**Your goal**
Check every line of the material below for the string "chart", and return the ones that have it.

(Stored items)
==============================

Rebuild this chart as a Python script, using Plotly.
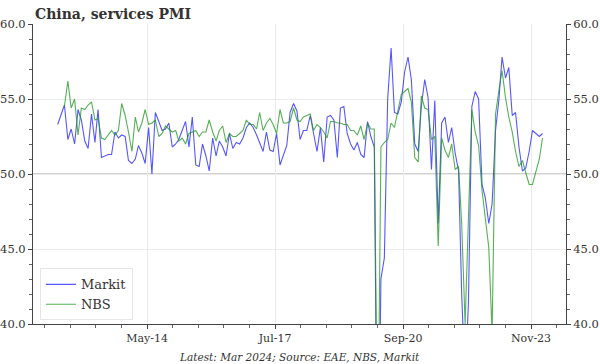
import plotly.graph_objects as go
import pandas as pd

# ---------------- data ----------------
dates = pd.date_range("2012-03-01", "2024-03-01", freq="MS")

markit = [
    53.3, 54.0, 54.6, 52.3, 53.0, 52.0, 54.3, 53.6, 52.2, 51.7,                      # 2012 Mar-Dec
    54.0, 52.1, 54.3, 51.1, 51.2, 51.3, 51.3, 52.8, 52.4, 52.6, 52.5, 50.9,          # 2013
    50.7, 51.0, 51.9, 51.4, 50.7, 53.1, 50.0, 54.1, 53.5, 52.9, 53.0, 53.4,          # 2014
    51.8, 52.0, 52.3, 52.9, 53.5, 51.8, 53.8, 50.6, 50.5, 52.0, 51.2, 50.2,          # 2015
    52.4, 51.2, 52.2, 51.8, 51.2, 52.7, 51.7, 52.1, 52.0, 52.4, 53.1, 53.4,          # 2016
    53.1, 52.6, 52.1, 51.5, 52.8, 51.6, 51.5, 52.7, 50.6, 51.2, 51.9, 54.1,          # 2017
    54.7, 54.2, 52.3, 52.9, 52.9, 53.9, 52.8, 51.5, 53.1, 50.8, 53.8, 53.9,          # 2018
    53.6, 51.1, 54.4, 54.5, 52.7, 52.0, 51.6, 52.1, 51.3, 51.1, 53.5, 52.5,          # 2019
    51.8, 26.5, 43.0, 44.4, 55.0, 58.4, 54.1, 54.0, 54.8, 56.8, 57.8, 56.3,          # 2020
    52.0, 51.5, 54.5, 56.3, 55.1, 50.3, 54.9, 46.7, 53.4, 53.8, 52.1, 53.1,          # 2021
    51.4, 50.2, 42.0, 36.2, 41.4, 54.5, 55.5, 55.0, 49.3, 48.4, 46.7, 48.0,          # 2022
    52.9, 55.0, 57.8, 56.4, 57.1, 53.9, 54.1, 51.8, 50.2, 50.4, 51.5, 52.9,          # 2023
    52.7, 52.5, 52.7,                                                                # 2024
]

nbs = [
    None, None, 54.5, 56.2, 54.4, 55.0, 52.6, 54.4, 54.3, 54.6,                      # 2012 Mar-Dec
    54.8, 53.6, 53.7, 52.4, 52.3, 52.6, 52.9, 52.6, 52.9, 54.7, 53.9, 52.8,          # 2013
    51.5, 53.8, 52.8, 53.4, 54.3, 53.3, 53.4, 53.6, 52.5, 52.7, 53.2, 53.0,          # 2014
    52.8, 52.9, 52.2, 52.4, 52.0, 52.7, 52.8, 52.9, 52.5, 52.8, 52.8, 53.6,          # 2015
    52.8, 52.2, 52.9, 53.2, 52.1, 52.7, 52.5, 52.5, 52.7, 52.9, 53.6, 53.3,          # 2016
    53.3, 53.0, 54.1, 52.9, 53.4, 53.7, 53.3, 52.7, 54.3, 53.4, 53.4, 53.5,          # 2017
    54.4, 53.6, 53.5, 53.8, 53.9, 54.0, 52.9, 53.3, 53.1, 52.8, 52.4, 53.5,          # 2018
    53.5, 53.4, 53.4, 53.3, 53.3, 52.9, 52.9, 52.6, 53.2, 52.3, 53.4, 53.0,          # 2019
    53.0, 30.1, 51.8, 52.1, 52.3, 53.4, 53.1, 54.2, 55.3, 55.5, 55.7, 54.8,          # 2020
    51.1, 50.8, 55.2, 54.4, 54.3, 52.3, 52.5, 45.2, 52.4, 51.6, 51.1, 52.0,          # 2021
    50.3, 50.5, 46.7, 40.0, 47.1, 54.3, 52.8, 51.9, 48.9, 47.0, 45.1, 39.4,          # 2022
    54.0, 55.6, 56.9, 55.1, 53.8, 52.8, 51.5, 50.5, 50.9, 50.1, 49.3, 49.3,          # 2023
    50.1, 51.0, 52.4,                                                                # 2024
]

tick_labels = ["May-14", "Jul-17", "Sep-20", "Nov-23"]

# ---------------- axis ticks (styling) ----------------
FONT = "DejaVu Serif"
major = [pd.Timestamp("2011-03-18") + pd.DateOffset(months=38 * k) for k in range(6)]
major_vals = [d for d in major if d.strftime("%b-%y") in tick_labels]
minor_vals = []
for a, b in zip(major[:-1], major[1:]):
    for j in range(1, 5):
        minor_vals.append(a + (b - a) * j / 5)

fig = go.Figure()
fig.add_trace(go.Scatter(
    x=dates, y=markit, name="Markit", mode="lines",
    line=dict(color="rgba(30,30,255,0.75)", width=1.1),
))
fig.add_trace(go.Scatter(
    x=dates, y=nbs, name="NBS", mode="lines", yaxis="y2",
    line=dict(color="rgba(30,150,30,0.75)", width=1.1),
))

fig.add_hline(y=50, line_color="#a0a0a0", line_width=1, layer="below")

yaxis_common = dict(
    range=[40, 60], dtick=5, tick0=40, tickformat=".1f",
    ticks="outside", ticklen=4, tickcolor="#444", tickwidth=1,
    showline=True, linecolor="#444", linewidth=1,
    tickfont=dict(family=FONT, size=11.5, color="#333"),
    minor=dict(dtick=1, ticks="outside", ticklen=3, tickcolor="#666", showgrid=False),
    zeroline=False, fixedrange=True, automargin=False,
)

fig.update_layout(
    width=600, height=364,
    margin=dict(l=33, r=34, t=24, b=40, autoexpand=False),
    paper_bgcolor="white", plot_bgcolor="white",
    title=dict(text="<b>China, services PMI</b>", x=35 / 600, xanchor="left", xref="container",
               y=0.975, yanchor="top", yref="container",
               font=dict(family=FONT, size=14, color="#333")),
    xaxis=dict(
        type="date", range=["2011-07-22", "2024-09-29"],
        tickmode="array", tickvals=major_vals, ticktext=tick_labels,
        ticks="outside", ticklen=4, tickcolor="#444",
        showline=True, linecolor="#444", linewidth=1,
        showgrid=True, gridcolor="#ebebeb", gridwidth=1,
        tickfont=dict(family=FONT, size=11, color="#333"),
        minor=dict(tickmode="array", tickvals=minor_vals, ticks="outside", ticklen=3,
                   tickcolor="#666", showgrid=False),
        zeroline=False, fixedrange=True, automargin=False,
    ),
    yaxis=dict(side="left", showgrid=True, gridcolor="#ebebeb", **yaxis_common),
    yaxis2=dict(side="right", overlaying="y", showgrid=False, **yaxis_common),
    legend=dict(x=0.013, y=0.012, xanchor="left", yanchor="bottom",
                bgcolor="white", bordercolor="#e6e6e6", borderwidth=1,
                font=dict(family=FONT, size=13, color="#333"),
                tracegroupgap=0),
    showlegend=True,
    annotations=[dict(
        text="<i>Latest: Mar 2024; Source: EAE, NBS, Markit</i>",
        x=0.5, xref="paper", y=-0.083, yref="paper", xanchor="center", yanchor="top",
        showarrow=False, font=dict(family=FONT, size=10.5, color="#333"),
    )],
)

fig.write_html("out.html", config={"displayModeBar": False},
               post_script="document.body.style.margin='0px';")
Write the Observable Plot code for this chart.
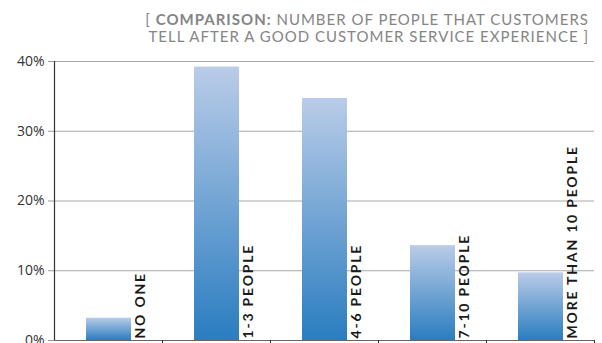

==============================

**Finished answer**
Rebuild this chart as a Python script, using Plotly.
Write the Observable Plot code for this chart.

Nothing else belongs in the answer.